First published in Fairfax Unlimited 16 June 2014

An article in the papers here in Australia last week reported that it was cheaper for rural Australian students to complete their degrees overseas, including all costs to live on campus.

A three-year agricultural degree apparently costs Australians $60,000 to complete at New Zealand’s well-regarded Lincoln University compared with over $100,000 at the University of Melbourne.

This is seen as yet another blow to Australia’s long-term investment into sectors that should be the country’s strong points. With a very controversial current budget, there is a mood of uncertainty around what the Australia of the future will look like.
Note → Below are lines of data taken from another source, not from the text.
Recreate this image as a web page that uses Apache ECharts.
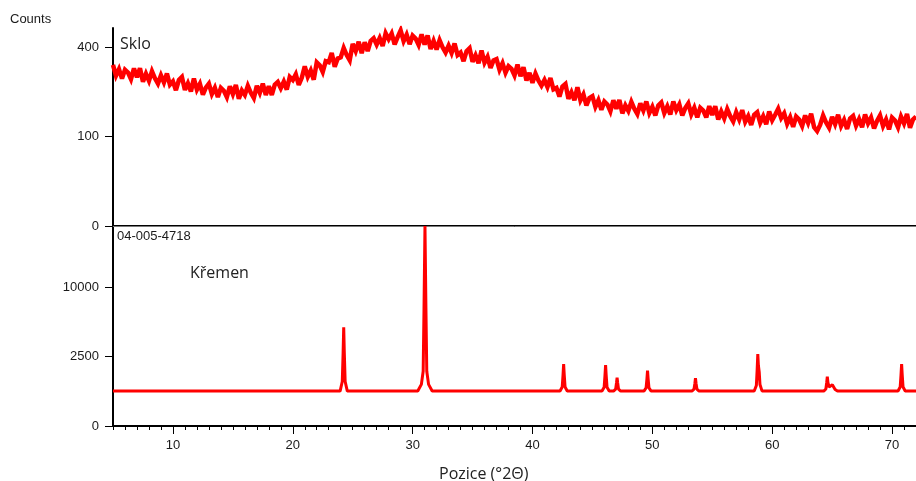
<!DOCTYPE html>
<html>
<head>
<meta charset="utf-8">
<script src="https://cdn.jsdelivr.net/npm/echarts@6/dist/echarts.min.js"></script>
<style>html,body{margin:0;padding:0;background:#fff}#c{width:916px;height:481px}</style>
</head>
<body>
<div id="c"></div>
<script>
// ---- Data ----
// Top panel: glass ("Sklo") diffractogram, counts sampled every 0.25 deg from 5 deg
var glassStart = 5;
var glassStep = 0.25;
var glassCounts = [
325,283,308,272, 306,295,270,311, 277,312,261,290, 264,300,273,254,
284,258,291,250, 262,231,267,278, 232,255,227,272, 233,253,216,240,
254,218,239,208, 239,229,208,244, 218,249,203,230, 215,246,222,205,
246,222,254,215, 245,215,250,260, 238,261,233,278, 267,288,249,275,
319,279,303,268, 335,323,297,340, 336,375,318,351, 356,397,366,344,
415,383,425,374, 423,383,429,442, 412,442,406,465, 437,464,413,447,
479,428,458,414, 454,440,411,460, 412,455,392,429, 390,432,400,377,
407,375,417,366, 377,340,383,396, 338,365,332,386, 334,358,313,343,
349,306,332,294, 320,309,284,326, 281,316,265,294, 257,291,265,247,
267,242,274,234, 239,210,244,253, 203,224,198,241, 198,217,182,205,
211,178,198,169, 194,185,165,198, 172,199,159,182, 166,193,172,157,
188,167,194,160, 178,153,182,191, 160,179,156,194, 168,185,153,174,
188,156,175,148, 175,167,148,180, 154,180,142,164, 145,171,151,137,
162,142,168,136, 151,128,155,162, 134,151,130,164, 140,155,172,146,
159,131,148,123, 150,142,125,153, 133,158,122,113, 128,153,134,121,
149,130,155,125, 141,118,145,152, 126,143,122,156, 132,147,119,138,
153,125,142,117, 147,139,122,150, 132,157,121,142, 150
];
// Bottom panel: reference pattern 04-005-4718 ("Křemen")
var refX = [5,23.95,24.13,24.2,24.25,24.3,24.37,24.55,
  30.43,30.73,30.88,30.95,31.03,31.11,31.18,31.33,31.63,
  42.3,42.48,42.55,42.6,42.65,42.72,42.9,
  45.8,45.98,46.05,46.1,46.15,46.22,46.4,
  46.76,46.94,47.01,47.06,47.11,47.18,47.36,
  49.3,49.48,49.55,49.6,49.65,49.72,49.9,
  53.3,53.48,53.55,53.6,53.65,53.72,53.9,
  58.5,58.68,58.75,58.8,58.85,58.92,58.98,59.15,59.3,
  64.3,64.48,64.55,64.6,64.65,64.75,64.85,65.02,65.1,65.17,65.25,65.45,
  67.3,67.45,67.6,
  70.5,70.68,70.75,70.8,70.85,70.92,71.1,72];
var refCounts = [635,635,1030,2788,5070,2788,1030,635,
  635,900,1560,7174,20790,7174,1560,900,635,
  635,790,1362,1998,1362,790,635,
  635,784,1332,1936,1332,784,635,
  635,708,961,1211,961,708,635,
  635,751,1156,1592,1156,751,635,
  635,708,942,1183,942,708,635,
  635,853,1697,2694,1900,1500,900,640,635,
  635,713,986,1260,986,790,810,880,948,800,690,635,
  635,705,635,
  635,790,1362,1998,1362,790,635,635];
var xLabelTicks = [10,20,30,40,50,60,70];
var topTickCounts = [0,100,400];
var bottomTickCounts = [0,2500,10000];
var topMaxCounts = 491;
var bottomMaxCounts = 20790;

// ---- Build ----
var topData = glassCounts.map(function (v, i) { return [glassStart + i * glassStep, Math.sqrt(v)]; });
var botData = refX.map(function (x, i) { return [x, Math.sqrt(refCounts[i])]; });
var sq = function (a) { return a.map(Math.sqrt); };
var lblFmt = function (v) { return String(Math.round(v * v)); };
var FONT = '"Liberation Sans", Arial, sans-serif';
var SANS = '"Open Sans", "Noto Sans", sans-serif';
var axisBlack = { show: true, lineStyle: { color: '#000', width: 2 } };

var chart = echarts.init(document.getElementById('c'), null, { renderer: 'canvas' });
chart.setOption({
  animation: false,
  backgroundColor: '#fff',
  grid: [
    { left: 113, right: 0, top: 28, height: 198 },
    { left: 113, right: 0, top: 226, height: 200 }
  ],
  xAxis: [
    { gridIndex: 0, type: 'value', position: 'top', min: 5, max: 72,
      axisLine: axisBlack, axisTick: { show: false }, axisLabel: { show: false }, splitLine: { show: false } },
    { gridIndex: 1, type: 'value', position: 'bottom', min: 5, max: 72, interval: 1,
      axisLine: axisBlack, axisTick: { show: true, length: 4, lineStyle: { color: '#000', width: 1 } },
      axisLabel: { show: false }, splitLine: { show: false } },
    { gridIndex: 1, type: 'value', position: 'bottom', min: 5, max: 72,
      axisLine: { show: false },
      axisTick: { show: true, length: 8, customValues: xLabelTicks, lineStyle: { color: '#000', width: 1 } },
      axisLabel: { show: true, customValues: xLabelTicks, margin: 13, color: '#1a1a1a', fontSize: 13, fontFamily: FONT },
      splitLine: { show: false } },
    { gridIndex: 1, type: 'value', position: 'top', min: 5, max: 72,
      axisLine: { show: true, lineStyle: { color: '#7a7a7a', width: 1 } },
      axisTick: { show: false }, axisLabel: { show: false }, splitLine: { show: false } }
  ],
  yAxis: [
    { gridIndex: 0, type: 'value', min: 0, max: Math.sqrt(topMaxCounts),
      axisLine: axisBlack,
      axisTick: { show: true, length: 8, customValues: sq(topTickCounts), lineStyle: { color: '#000', width: 1 } },
      axisLabel: { show: true, customValues: sq(topTickCounts), formatter: lblFmt, margin: 14, color: '#1a1a1a', fontSize: 13, fontFamily: FONT },
      splitLine: { show: false } },
    { gridIndex: 1, type: 'value', min: 0, max: Math.sqrt(bottomMaxCounts),
      axisLine: axisBlack,
      axisTick: { show: true, length: 8, customValues: sq(bottomTickCounts), lineStyle: { color: '#000', width: 1 } },
      axisLabel: { show: true, customValues: sq(bottomTickCounts), formatter: lblFmt, margin: 14, color: '#1a1a1a', fontSize: 13, fontFamily: FONT },
      splitLine: { show: false } }
  ],
  series: [
    { type: 'line', xAxisIndex: 0, yAxisIndex: 0, data: topData, showSymbol: false, symbol: 'none',
      lineStyle: { color: '#ff0000', width: 4.5, join: 'miter', miterLimit: 3 }, z: 1 },
    { type: 'line', xAxisIndex: 1, yAxisIndex: 1, data: botData, showSymbol: false, symbol: 'none',
      lineStyle: { color: '#ff0000', width: 3 }, z: 1 }
  ],
  graphic: [
    { type: 'text', left: 10, top: 13, style: { text: 'Counts', fontSize: 13, fontFamily: FONT, fill: '#1a1a1a' } },
    { type: 'text', left: 120, top: 36, style: { text: 'Sklo', fontSize: 16, fontFamily: SANS, fill: '#222' } },
    { type: 'text', left: 117, top: 230, style: { text: '04-005-4718', fontSize: 13, fontFamily: FONT, fill: '#1a1a1a' } },
    { type: 'text', left: 190, top: 265, style: { text: 'Křemen', fontSize: 16, fontFamily: SANS, fill: '#222' } },
    { type: 'text', left: 439, top: 466, style: { text: 'Pozice (°2Θ)', fontSize: 16, fontFamily: SANS, fill: '#222' } }
  ]
});
</script>
</body>
</html>
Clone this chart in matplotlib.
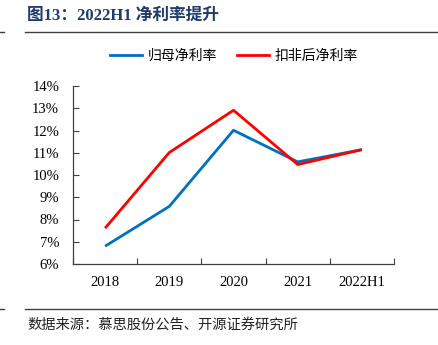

The tertiary education model is facing new challenges all over the world. These include intense competition for students and funding, ever-growing access to online education and information, major advances in technology and just the different skills required to get jobs these days.

For Australian students, New Zealand has the advantage of being close, relatively cheap, and providing qualifications that are often seen as equally good. It seems to me this is a very good time for New Zealand universities and colleges to focus their marketing efforts a little closer to home.

Australia has numerous institutions, with over 39 universities and around 60 technical and further education colleges, known as TAFEs (who can forget Tracey Kerrigan’s Diploma of Hairdressing from Sunshine TAFE in that Aussie classic, The Castle).

Like New Zealand, each institution comes with its own reputation based on industry standards or subjective perceptions.

Melbourne University has a strong brand. In global rankings it rates in the top 50 universities worldwide.

Over the years, the university has worked hard to reposition itself as Australia’s most prestigious academic institution by bringing in the world’s leading academics and lecturers, making entry more difficult and positioning itself around that desirable quality of prestige.

At the other end of the spectrum and equally differentiated is Deakin University. It is actively carving out a niche as Australia’s practical university, positioning around graduates who have globally portable skills.

Deakin has spent a lot of money around the ‘worldly’ brand. If you visit Melbourne you’re likely to see trams, television ads and billboards plastered with the tagline. For a time, whenever I attended marketing workshops I’d be surrounded by Deakin staff, also enrolled in the courses.

Brand equity in tertiary education is extremely powerful and lucrative, and perception can be as valuable as reality.

Of the many ranking systems, Times Higher Education (THE) produces an annual league table based on reputation alone. The methodology includes interviews with the world’s leading academics, asking questions such as “which university would you send your most talented graduates to for the best postgraduate supervision?”

Since its inception in 2004 Harvard has topped that list. In fact, of the top 100 schools on the league the US has a whopping 46, followed by the UK with 10 and Australia in fifth place with 5 (Melbourne University is at the top of the Aussie rankings).

In 2012 Ernst & Young Australia released a piece of research on the University of the Future, predicting profound changes in the Australian university model based on trends around the world. Change is being forced upon education and some institutions are embracing that change in a sector that, lets face it, is not exactly synonymous with speed.

In the meantime, if I was in the marketing department of New Zealand universities and colleges, I’d do some research into Australian universities and the specialist areas New Zealand excels at (such as that agriculture degree), and actively undertake targeted marketing in Australia.